| SUPPLIED INFORMATION |
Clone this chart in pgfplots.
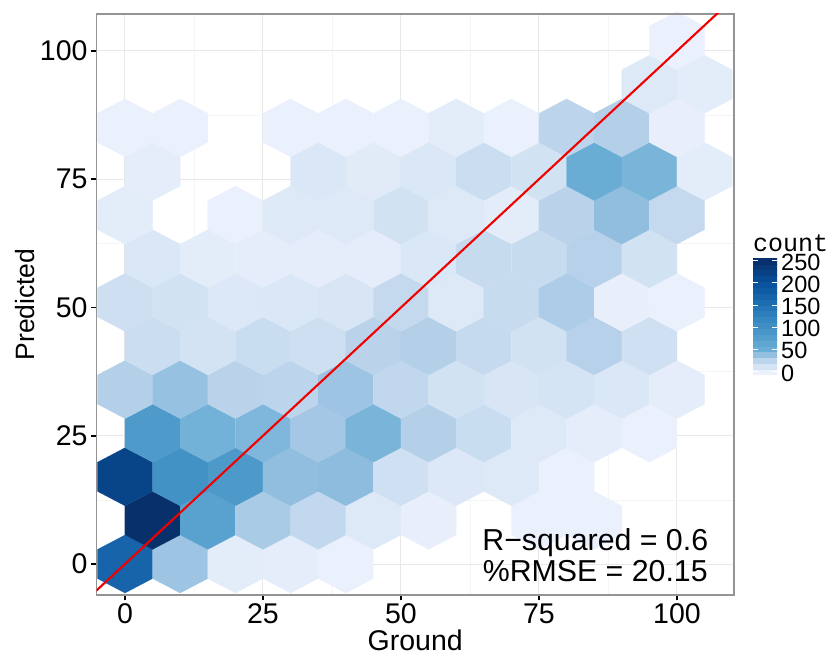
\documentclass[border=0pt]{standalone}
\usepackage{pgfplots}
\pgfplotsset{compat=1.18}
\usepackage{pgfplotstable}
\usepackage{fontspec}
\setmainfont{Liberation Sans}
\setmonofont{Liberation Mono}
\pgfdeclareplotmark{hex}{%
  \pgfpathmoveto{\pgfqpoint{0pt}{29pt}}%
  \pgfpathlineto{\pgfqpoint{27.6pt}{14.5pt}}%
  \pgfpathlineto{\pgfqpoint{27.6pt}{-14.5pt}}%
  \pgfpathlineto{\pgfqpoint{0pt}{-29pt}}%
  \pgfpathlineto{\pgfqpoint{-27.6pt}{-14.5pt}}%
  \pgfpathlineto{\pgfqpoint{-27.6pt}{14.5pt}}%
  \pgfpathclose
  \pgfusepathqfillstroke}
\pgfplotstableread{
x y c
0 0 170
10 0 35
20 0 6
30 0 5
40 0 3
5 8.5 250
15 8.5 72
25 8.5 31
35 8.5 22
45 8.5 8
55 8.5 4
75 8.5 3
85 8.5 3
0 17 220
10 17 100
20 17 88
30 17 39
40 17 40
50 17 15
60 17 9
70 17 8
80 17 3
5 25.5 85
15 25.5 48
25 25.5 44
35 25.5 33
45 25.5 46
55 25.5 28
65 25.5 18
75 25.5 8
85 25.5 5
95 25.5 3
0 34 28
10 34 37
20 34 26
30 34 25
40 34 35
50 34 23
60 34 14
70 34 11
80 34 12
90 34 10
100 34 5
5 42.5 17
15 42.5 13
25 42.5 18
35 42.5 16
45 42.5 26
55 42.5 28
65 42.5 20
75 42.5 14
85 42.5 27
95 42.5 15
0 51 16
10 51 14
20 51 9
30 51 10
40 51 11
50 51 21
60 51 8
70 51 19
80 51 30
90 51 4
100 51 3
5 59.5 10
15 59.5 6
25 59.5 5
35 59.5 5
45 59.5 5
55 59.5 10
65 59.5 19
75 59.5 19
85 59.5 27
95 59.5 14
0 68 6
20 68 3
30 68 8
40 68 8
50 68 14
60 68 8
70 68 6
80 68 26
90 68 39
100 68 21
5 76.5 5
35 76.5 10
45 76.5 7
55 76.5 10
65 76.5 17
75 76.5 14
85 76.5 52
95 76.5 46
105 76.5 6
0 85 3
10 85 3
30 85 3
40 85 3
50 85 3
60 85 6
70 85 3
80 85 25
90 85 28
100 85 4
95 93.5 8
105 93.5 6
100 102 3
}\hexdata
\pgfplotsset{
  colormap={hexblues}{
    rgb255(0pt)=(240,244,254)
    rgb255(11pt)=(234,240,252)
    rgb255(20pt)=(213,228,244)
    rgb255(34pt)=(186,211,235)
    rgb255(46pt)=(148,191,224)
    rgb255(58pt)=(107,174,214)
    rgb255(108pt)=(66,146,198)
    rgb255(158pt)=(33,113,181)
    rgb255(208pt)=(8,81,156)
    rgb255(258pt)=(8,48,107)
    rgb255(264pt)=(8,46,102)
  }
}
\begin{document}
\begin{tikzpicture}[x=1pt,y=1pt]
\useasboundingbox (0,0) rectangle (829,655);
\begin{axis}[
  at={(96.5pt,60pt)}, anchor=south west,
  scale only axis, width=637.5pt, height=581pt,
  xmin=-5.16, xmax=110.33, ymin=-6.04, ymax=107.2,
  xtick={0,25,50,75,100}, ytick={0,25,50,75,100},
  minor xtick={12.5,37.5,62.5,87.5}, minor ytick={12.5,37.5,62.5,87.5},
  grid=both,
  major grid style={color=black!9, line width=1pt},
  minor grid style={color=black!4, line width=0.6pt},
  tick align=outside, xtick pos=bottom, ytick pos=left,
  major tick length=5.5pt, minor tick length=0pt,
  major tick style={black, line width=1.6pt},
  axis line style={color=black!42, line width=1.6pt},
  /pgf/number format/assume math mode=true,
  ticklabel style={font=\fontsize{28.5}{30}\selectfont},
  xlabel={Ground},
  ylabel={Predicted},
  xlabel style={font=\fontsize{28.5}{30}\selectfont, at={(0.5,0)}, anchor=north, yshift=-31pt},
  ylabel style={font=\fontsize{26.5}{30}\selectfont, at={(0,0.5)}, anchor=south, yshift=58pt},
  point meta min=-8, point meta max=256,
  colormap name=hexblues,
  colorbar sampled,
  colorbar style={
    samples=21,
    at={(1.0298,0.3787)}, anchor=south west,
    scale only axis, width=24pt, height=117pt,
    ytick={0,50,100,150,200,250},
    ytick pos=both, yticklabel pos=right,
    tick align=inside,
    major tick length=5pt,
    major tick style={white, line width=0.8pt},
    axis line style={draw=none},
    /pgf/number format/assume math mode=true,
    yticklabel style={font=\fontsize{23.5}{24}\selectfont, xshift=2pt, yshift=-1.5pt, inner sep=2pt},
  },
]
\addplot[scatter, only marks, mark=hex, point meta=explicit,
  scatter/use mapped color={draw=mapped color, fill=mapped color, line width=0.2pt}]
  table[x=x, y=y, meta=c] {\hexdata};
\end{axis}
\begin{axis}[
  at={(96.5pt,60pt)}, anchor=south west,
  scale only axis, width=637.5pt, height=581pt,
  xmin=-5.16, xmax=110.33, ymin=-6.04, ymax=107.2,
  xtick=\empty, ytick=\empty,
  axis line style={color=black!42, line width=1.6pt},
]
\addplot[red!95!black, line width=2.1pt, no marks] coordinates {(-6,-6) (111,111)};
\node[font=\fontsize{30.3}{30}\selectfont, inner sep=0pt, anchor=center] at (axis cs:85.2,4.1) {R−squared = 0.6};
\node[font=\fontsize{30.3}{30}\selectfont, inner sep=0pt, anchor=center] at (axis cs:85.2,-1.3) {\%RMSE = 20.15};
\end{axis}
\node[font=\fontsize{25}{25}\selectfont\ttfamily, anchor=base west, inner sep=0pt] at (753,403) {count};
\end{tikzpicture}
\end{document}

| PROBLEM TO SOLVE |
Print out the lines exactly, skipping any picture.

| THE SOLUTION |
Clone this chart in pgfplots.
\documentclass[border=0pt]{standalone}
\usepackage{pgfplots}
\pgfplotsset{compat=1.18}
\usepackage{pgfplotstable}
\usepackage{fontspec}
\setmainfont{Liberation Sans}
\setmonofont{Liberation Mono}
\pgfdeclareplotmark{hex}{%
  \pgfpathmoveto{\pgfqpoint{0pt}{29pt}}%
  \pgfpathlineto{\pgfqpoint{27.6pt}{14.5pt}}%
  \pgfpathlineto{\pgfqpoint{27.6pt}{-14.5pt}}%
  \pgfpathlineto{\pgfqpoint{0pt}{-29pt}}%
  \pgfpathlineto{\pgfqpoint{-27.6pt}{-14.5pt}}%
  \pgfpathlineto{\pgfqpoint{-27.6pt}{14.5pt}}%
  \pgfpathclose
  \pgfusepathqfillstroke}
\pgfplotstableread{
x y c
0 0 170
10 0 35
20 0 6
30 0 5
40 0 3
5 8.5 250
15 8.5 72
25 8.5 31
35 8.5 22
45 8.5 8
55 8.5 4
75 8.5 3
85 8.5 3
0 17 220
10 17 100
20 17 88
30 17 39
40 17 40
50 17 15
60 17 9
70 17 8
80 17 3
5 25.5 85
15 25.5 48
25 25.5 44
35 25.5 33
45 25.5 46
55 25.5 28
65 25.5 18
75 25.5 8
85 25.5 5
95 25.5 3
0 34 28
10 34 37
20 34 26
30 34 25
40 34 35
50 34 23
60 34 14
70 34 11
80 34 12
90 34 10
100 34 5
5 42.5 17
15 42.5 13
25 42.5 18
35 42.5 16
45 42.5 26
55 42.5 28
65 42.5 20
75 42.5 14
85 42.5 27
95 42.5 15
0 51 16
10 51 14
20 51 9
30 51 10
40 51 11
50 51 21
60 51 8
70 51 19
80 51 30
90 51 4
100 51 3
5 59.5 10
15 59.5 6
25 59.5 5
35 59.5 5
45 59.5 5
55 59.5 10
65 59.5 19
75 59.5 19
85 59.5 27
95 59.5 14
0 68 6
20 68 3
30 68 8
40 68 8
50 68 14
60 68 8
70 68 6
80 68 26
90 68 39
100 68 21
5 76.5 5
35 76.5 10
45 76.5 7
55 76.5 10
65 76.5 17
75 76.5 14
85 76.5 52
95 76.5 46
105 76.5 6
0 85 3
10 85 3
30 85 3
40 85 3
50 85 3
60 85 6
70 85 3
80 85 25
90 85 28
100 85 4
95 93.5 8
105 93.5 6
100 102 3
}\hexdata
\pgfplotsset{
  colormap={hexblues}{
    rgb255(0pt)=(240,244,254)
    rgb255(11pt)=(234,240,252)
    rgb255(20pt)=(213,228,244)
    rgb255(34pt)=(186,211,235)
    rgb255(46pt)=(148,191,224)
    rgb255(58pt)=(107,174,214)
    rgb255(108pt)=(66,146,198)
    rgb255(158pt)=(33,113,181)
    rgb255(208pt)=(8,81,156)
    rgb255(258pt)=(8,48,107)
    rgb255(264pt)=(8,46,102)
  }
}
\begin{document}
\begin{tikzpicture}[x=1pt,y=1pt]
\useasboundingbox (0,0) rectangle (829,655);
\begin{axis}[
  at={(96.5pt,60pt)}, anchor=south west,
  scale only axis, width=637.5pt, height=581pt,
  xmin=-5.16, xmax=110.33, ymin=-6.04, ymax=107.2,
  xtick={0,25,50,75,100}, ytick={0,25,50,75,100},
  minor xtick={12.5,37.5,62.5,87.5}, minor ytick={12.5,37.5,62.5,87.5},
  grid=both,
  major grid style={color=black!9, line width=1pt},
  minor grid style={color=black!4, line width=0.6pt},
  tick align=outside, xtick pos=bottom, ytick pos=left,
  major tick length=5.5pt, minor tick length=0pt,
  major tick style={black, line width=1.6pt},
  axis line style={color=black!42, line width=1.6pt},
  /pgf/number format/assume math mode=true,
  ticklabel style={font=\fontsize{28.5}{30}\selectfont},
  xlabel={Ground},
  ylabel={Predicted},
  xlabel style={font=\fontsize{28.5}{30}\selectfont, at={(0.5,0)}, anchor=north, yshift=-31pt},
  ylabel style={font=\fontsize{26.5}{30}\selectfont, at={(0,0.5)}, anchor=south, yshift=58pt},
  point meta min=-8, point meta max=256,
  colormap name=hexblues,
  colorbar sampled,
  colorbar style={
    samples=21,
    at={(1.0298,0.3787)}, anchor=south west,
    scale only axis, width=24pt, height=117pt,
    ytick={0,50,100,150,200,250},
    ytick pos=both, yticklabel pos=right,
    tick align=inside,
    major tick length=5pt,
    major tick style={white, line width=0.8pt},
    axis line style={draw=none},
    /pgf/number format/assume math mode=true,
    yticklabel style={font=\fontsize{23.5}{24}\selectfont, xshift=2pt, yshift=-1.5pt, inner sep=2pt},
  },
]
\addplot[scatter, only marks, mark=hex, point meta=explicit,
  scatter/use mapped color={draw=mapped color, fill=mapped color, line width=0.2pt}]
  table[x=x, y=y, meta=c] {\hexdata};
\end{axis}
\begin{axis}[
  at={(96.5pt,60pt)}, anchor=south west,
  scale only axis, width=637.5pt, height=581pt,
  xmin=-5.16, xmax=110.33, ymin=-6.04, ymax=107.2,
  xtick=\empty, ytick=\empty,
  axis line style={color=black!42, line width=1.6pt},
]
\addplot[red!95!black, line width=2.1pt, no marks] coordinates {(-6,-6) (111,111)};
\node[font=\fontsize{30.3}{30}\selectfont, inner sep=0pt, anchor=center] at (axis cs:85.2,4.1) {R−squared = 0.6};
\node[font=\fontsize{30.3}{30}\selectfont, inner sep=0pt, anchor=center] at (axis cs:85.2,-1.3) {\%RMSE = 20.15};
\end{axis}
\node[font=\fontsize{25}{25}\selectfont\ttfamily, anchor=base west, inner sep=0pt] at (753,403) {count};
\end{tikzpicture}
\end{document}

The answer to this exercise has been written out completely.